Pensions Scheme Bill
The Pension Schemes Bill, currently going through Parliament, is intended to address these concerns. In this context, its primary purpose is to provide a statutory mechanism for remediating amendments that may be void for failure to obtain actuarial confirmation under section 37 of the Pension Schemes Act 1993 and regulation 42 of the Occupational Pension Schemes (Contracting-out) Regulations 1996. The Bill’s Virgin Media remediation provisions appear in sections 100–107, with sections 100 to 102 being of particular significance.
Section 101: Remediation of Potentially Void Amendments
Under section 101, trustees may ask the current scheme actuary to review a historic amendment and provide a written opinion as to whether, had the amendment been validly made, the scheme would have continued to satisfy the statutory reference scheme test.
This remediation route is subject to important limitations. It is only available where the amendment:
- has not already been ruled on by a court;
- is not subject to legal proceedings commenced before 5 June 2025; and
- has not been positively treated as void by the trustees.
Trustees will therefore need to exercise caution before taking any formal position on the status of affected amendments.
Section 102: Schemes in Wind-Up or PPF
For schemes that have wound up or entered the Pension Protection Fund before the new law takes effect, section 102 provides a more straightforward solution. Any affected amendments are automatically deemed compliant, without the need for retrospective actuarial sign-off.
Immediate Effect on Royal Assent
A key government amendment at the Report Stage in December 2025 removed the original two-month delay. As a result, the Virgin Media provisions will take effect immediately upon Royal Assent, enabling trustees to begin considering remediation without waiting for a transitional period.
Technical Guidance for Actuaries
On 3 October 2025, the Financial Reporting Council also announced it would develop technical guidance to support scheme actuaries in providing the retrospective confirmations enabled by the Bill.[1] The guidance, being produced in collaboration with the Institute and Faculty of Actuaries, is intended to promote a consistent and robust approach across the industry. The provisional guidance was published in January 2026 and will be finalised when the new legislation comes into force.

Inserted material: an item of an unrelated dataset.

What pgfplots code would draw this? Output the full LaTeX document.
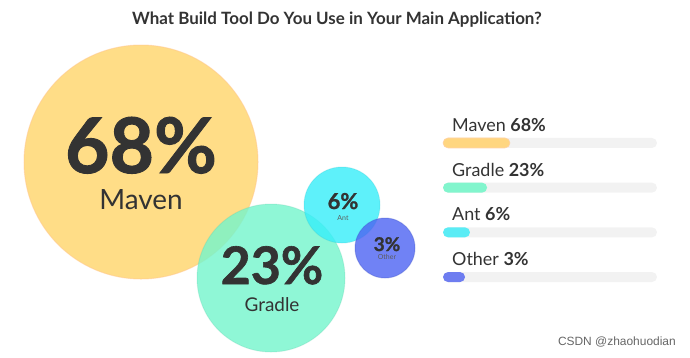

The Verity Trustee Case: Awaiting Judgment
Alongside the legislative response, the Verity Trustees litigation represents one of the most significant pensions cases currently before the courts. The High Court hearing lasted 32 days in early 2025, with judgment still awaited.
Key Issues Before the Court
The case is expected to address several critical questions, including:
- Section 37 scope: which types of amendment require section 37 confirmation, and whether closure of a scheme to future accrual is itself an alteration requiring confirmation.
- Timing and Cure: whether a later actuarial confirmation (e.g., at the next triennial valuation) can retrospectively cure a failure to obtain section 37 confirmation.
- Partial Invalidity and Severance: whether invalid provisions can be severed from otherwise valid amendments, or whether the entire deed is rendered void.
- Amendment Power Restrictions: whether restrictions on detrimental changes protect only past service rights or also future service, following the BBC and Virgin Media decisions.
The judgment, expected in the first half of 2026, may clarify the circumstances in which a section 37 certificate is needed and could reduce the need to rely on the new legislative remediation provisions. However, if legal proceedings were commenced before 5 June 2025, as in Verity Trustees, the amendments in question may be excluded from the scope of the legislative fix.
Practical Steps for Trustee and Employers
- Audit historic amendments: If not already done, trustees should review all amendments made between 1997 and 2016 to identify those potentially affected by the Virgin Media decision.
- Engage early with actuaries: Early engagement is essential to prepare for retrospective certification under the Bill, once the FRC guidance is published.
- Take legal advice: Trustees should obtain legal advice before taking any positive action regarding potentially void amendments, as this could exclude them from the Bill’s remediation process.
- Monitor litigation: Schemes involved in ongoing legal proceedings should be aware that such proceedings may exclude them from the statutory fix.
Summary
The Virgin Media decision has created material uncertainty for trustees and scheme sponsors. The Pension Schemes Bill offers a practical route to remediation, while the forthcoming Verity Trustees judgment may further clarify the scope and operation of section 37. In the meantime, trustees should act proactively to understand their exposure and prepare for the new legislative regime.
[1] FRC to develop technical guidance for pension scheme actuaries to respond to forthcoming legislation
This article is for general information purposes only and does not constitute legal advice or a comprehensive statement of the law. Specific legal advice should always be sought in relation to individual circumstances.